Of course, in order to perform an analysis upon these imagery data, it must be somehow loaded into working memory on some computer. This requires the transfer of data out of object storage over a network connection, which has the potential to introduce both latency and financial cost. However, because of the data architecture (described elsewhere) which relies on small (< 4MB) units (“tiles”) of imagery, data download times are small and scale linearly with the size of the computational task. Furthermore, since these computations are occurring within the same AWS “Region”, bandwidth is free. (Bandwidth from AWS to the outside internet is ~$0.09/GB, depending on total data volume / month).
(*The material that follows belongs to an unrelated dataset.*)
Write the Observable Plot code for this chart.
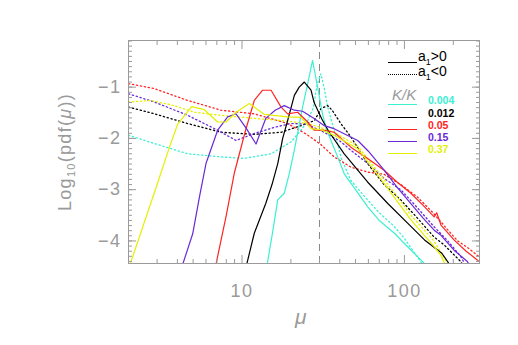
<!DOCTYPE html>
<html><head><meta charset="utf-8">
<script src="https://cdn.jsdelivr.net/npm/d3@7"></script>
<script src="https://cdn.jsdelivr.net/npm/@observablehq/plot@0.6"></script>
<style>
body{margin:0;background:#fff;}
#wrap{position:relative;width:518px;height:345px;font-family:"Liberation Sans",Arial,sans-serif;}
#wrap svg{position:absolute;left:0;top:0;}
#wrap svg [aria-label="x-axis tick label"] text,#wrap svg [aria-label="y-axis tick label"] text{letter-spacing:1.5px;}
.ov{position:absolute;white-space:nowrap;line-height:1;}
.ov .sb{position:relative;top:4px;font-size:9px;line-height:0;}
.ln{position:absolute;width:29px;height:0;}
</style></head><body><div id="wrap"></div>
<script>
// x: mu (log scale), y: log10(pdf(mu))
const cyanPos = [[14.0,-4.6],[14.3,-4.45],[15.3,-3.9],[16.6,-3.2],[18.2,-3.07],[19.5,-2.7],[21,-2.23],[22.3,-1.8],[23.6,-1.39],[25.3,-0.95],[27.2,-0.48],[29.2,-1.0],[31.3,-1.52],[33,-1.8],[35.3,-2.04],[38.8,-2.36],[42.6,-2.69],[50,-3.0],[59.3,-3.33],[70,-3.6],[86.8,-3.85],[100,-4.05],[114.9,-4.24],[132.8,-4.44],[140,-4.55]];
const cyanNeg = [[2,-1.94],[2.89,-2.1],[4.63,-2.3],[7.44,-2.36],[10.3,-2.39],[15.1,-2.3],[20,-2.07],[23,-1.85],[25.4,-1.65],[27.5,-1.4],[29,-0.95],[30.6,-0.74],[32,-1.0],[33.7,-1.39],[36.9,-1.84],[41,-2.4],[46.8,-2.82],[59.3,-3.2],[70,-3.45],[86.8,-3.72],[100,-3.95],[120,-4.31],[132,-4.5]];
const blackPos = [[10.5,-4.6],[10.7,-4.45],[11.9,-3.85],[14,-3.27],[15.3,-2.9],[16.6,-2.49],[17.8,-2.0],[19.1,-1.65],[21,-1.16],[22.5,-1.0],[24.2,-0.9],[26.6,-1.06],[27.8,-1.3],[31,-1.62],[34,-1.85],[42.6,-2.3],[59.3,-2.85],[79,-3.27],[110,-3.72],[133,-3.98],[170,-4.24],[188,-4.44],[195,-4.55]];
const blackNeg = [[2,-1.39],[2.89,-1.52],[4.63,-1.71],[7.44,-1.88],[11.9,-1.92],[17.4,-1.88],[23.1,-1.75],[28,-1.65],[30.6,-1.42],[33.7,-1.36],[35.9,-1.45],[40.6,-1.71],[46.8,-1.97],[59.3,-2.49],[75,-2.9],[95,-3.2],[120,-3.55],[152,-3.92],[176,-4.08],[222,-4.4],[232,-4.5]];
const redPos = [[6.7,-4.6],[6.92,-4.45],[8.0,-3.5],[8.96,-2.68],[10.5,-1.85],[11.9,-1.26],[13.4,-1.06],[15.1,-1.06],[17.4,-1.39],[19.1,-1.52],[22.0,-1.49],[25.4,-1.68],[27.8,-1.84],[32,-1.84],[36.9,-1.88],[46.8,-2.17],[60,-2.4],[75,-2.62],[90,-2.85],[109.6,-3.07],[130,-3.3],[152.5,-3.53],[158,-3.45],[168,-3.69],[202,-3.98],[240,-4.2],[281,-4.37],[300,-4.45]];
const redNeg = [[2,-0.93],[2.89,-1.03],[4.63,-1.26],[7.44,-1.45],[11.9,-1.52],[19.1,-1.71],[25,-1.92],[30.6,-2.12],[36.9,-2.36],[46.8,-2.56],[60,-2.66],[75,-2.7],[95,-2.9],[120,-3.14],[150,-3.45],[193,-3.85],[213,-4.0],[250,-4.15],[286,-4.3],[300,-4.35]];
const purplePos = [[4.2,-4.6],[4.32,-4.45],[4.97,-3.86],[5.5,-3.1],[6.0,-2.49],[7.08,-1.84],[8.16,-1.58],[9.19,-1.52],[10.6,-1.8],[12.2,-2.11],[14.0,-1.61],[16,-1.45],[18.2,-1.36],[21.0,-1.45],[23.6,-1.47],[27.8,-1.61],[32,-1.75],[36.9,-1.81],[51.6,-2.04],[60,-2.25],[75,-2.62],[90,-2.95],[109.6,-3.27],[130,-3.55],[152.5,-3.79],[168,-3.89],[202,-4.18],[244,-4.4],[255,-4.5]];
const purpleNeg = [[2,-1.13],[2.89,-1.29],[4.63,-1.55],[7.08,-1.84],[9.19,-2.04],[12,-1.9],[16,-1.78],[20,-1.71],[25,-1.72],[32,-1.88],[40,-2.05],[46.8,-2.23],[60,-2.5],[75,-2.78],[95,-3.0],[120,-3.35],[152,-3.72],[185,-4.0],[222,-4.3],[240,-4.5]];
const yellowPos = [[2.0,-4.6],[2.05,-4.45],[3.0,-2.9],[3.55,-2.2],[4.02,-1.72],[4.9,-1.38],[5.86,-1.44],[7.08,-1.68],[7.97,-1.68],[9.19,-1.49],[11.1,-1.32],[13.7,-1.53],[19.1,-1.58],[23.1,-1.59],[26.6,-1.81],[30.6,-1.83],[36.9,-1.94],[51.6,-2.2],[75.1,-2.88],[109.6,-3.59],[152.5,-4.11],[168,-4.28],[176,-4.43],[180,-4.55]];
const yellowNeg = [[2,-1.29],[2.75,-1.26],[3.83,-1.36],[5.09,-1.49],[7.44,-1.55],[11.9,-1.61],[17.4,-1.65],[25.4,-1.71],[30,-1.78],[36.9,-1.88],[51.6,-2.15],[75,-2.8],[110,-3.5],[152,-4.0],[185,-4.44],[190,-4.55]];

const kLabels = ["0.004","0.012","0.05","0.15","0.37"];
const kColors = ["#3cf0d2","#000000","#ff2424","#6a28d6","#e4f000"];
const posSeries = [cyanPos, blackPos, redPos, purplePos, yellowPos];
const negSeries = [cyanNeg, blackNeg, redNeg, purpleNeg, yellowNeg];
const xMajor = [10, 100];
const xMinor = [2,3,4,5,6,7,8,9,20,30,40,50,60,70,80,90,200];
const yMajor = [-1,-2,-3,-4];
const yMinor = d3.range(-44, 0).map(v => v / 10);
const muCut = [30];

const axisGray = "#9a9a9a";
const marks = [];
negSeries.forEach((s, i) => marks.push(Plot.line(s, {x: d => d[0], y: d => d[1], stroke: kColors[i], strokeWidth: 1.3, strokeDasharray: "1.3,2.7"})));
posSeries.forEach((s, i) => marks.push(Plot.line(s, {x: d => d[0], y: d => d[1], stroke: kColors[i], strokeWidth: 1.2})));

// inward ticks: draw outward ticks, then shift them inside the frame by their length
function ticksX(anchor, ticks, size) {
  return Plot.axisX({anchor, ticks, tickSize: size, dy: anchor === "bottom" ? -size : size, tickFormat: () => "", label: null, stroke: axisGray});
}
function ticksY(anchor, ticks, size) {
  return Plot.axisY({anchor, ticks, tickSize: size, dx: anchor === "left" ? size : -size, tickFormat: () => "", label: null, stroke: axisGray});
}

const chart = Plot.plot({
  width: 518, height: 345,
  marginLeft: 128, marginRight: 39, marginTop: 40, marginBottom: 82,
  x: {type: "log", domain: [2, 290]},
  y: {domain: [-4.44, -0.09]},
  clip: true,
  style: {background: "transparent", fontFamily: "Liberation Sans, Arial, sans-serif"},
  marks: [
    Plot.ruleX(muCut, {stroke: "#888", strokeDasharray: "7,5", strokeWidth: 1}),
    ...marks,
    Plot.frame({stroke: axisGray}),
    ticksX("bottom", xMinor, 4), ticksX("bottom", xMajor, 8),
    ticksX("top", xMinor, 4), ticksX("top", xMajor, 8),
    ticksY("left", yMinor, 4), ticksY("left", yMajor, 8),
    ticksY("right", yMinor, 4), ticksY("right", yMajor, 8),
    Plot.axisX({anchor: "bottom", ticks: xMajor, tickSize: 0, tickPadding: 21, tickFormat: d => String(d), label: null, fontSize: 18, fill: axisGray}),
    Plot.axisY({anchor: "left", ticks: yMajor, tickSize: 0, tickPadding: 7, tickFormat: d => "\u2212" + Math.abs(d), label: null, fontSize: 18, fill: axisGray})
  ]
});
const wrap = document.getElementById("wrap");
wrap.appendChild(chart);

function ov(html, css) {
  const d = document.createElement("div");
  d.className = "ov";
  d.innerHTML = html;
  Object.assign(d.style, css);
  wrap.appendChild(d);
  return d;
}
function ln(left, top, style) {
  const d = document.createElement("div");
  d.className = "ln";
  d.style.left = left + "px"; d.style.top = top + "px";
  d.style.borderTop = style;
  wrap.appendChild(d);
}
// axis titles
ov("<i>\u03bc</i>", {left: "295px", top: "306px", fontSize: "21px", color: axisGray});
ov("Log<span class='sb' style='font-size:11px'>10</span>(pdf(<i>\u03bc</i>))", {left: "65px", top: "152px", fontSize: "18px", color: axisGray, letterSpacing: "1.3px", transform: "translate(-50%,-50%) rotate(-90deg)"});
// legend: sign of a1
ln(388, 62, "1px solid #000");
ov("a<span class='sb'>1</span>&gt;0", {left: "418px", top: "49px", fontSize: "14px", color: "#000"});
ln(388, 74, "1px dotted #000");
ov("a<span class='sb'>1</span>&lt;0", {left: "418px", top: "64px", fontSize: "14px", color: "#000"});
// legend: K/K
ov("<i>K/K</i>", {left: "392px", top: "87px", fontSize: "15px", color: axisGray});
kLabels.forEach((lab, i) => {
  const y = [104, 117, 129, 141, 153][i];
  ln(388, y, "1.2px solid " + kColors[i]);
  ov(lab, {left: "428px", top: (y - 9) + "px", fontSize: "10.5px", fontWeight: "bold", color: kColors[i]});
});
</script>
</body></html>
Hosted Development Environments

This project makes use of commodity EC2 instances for hosting Jupyterlab, where much of the software development takes place. We experimented with xarray and dask via a Kubernetes cluster, but this approach was overkill for our data volume.

GPU instances

To train the large neural network required for this project, we use GPU-enabled instances from AWS EC2. This service allows for much more efficient computation than traditional cpu-based instances. We use PyTorch for the development of models which can leverage GPU-based training.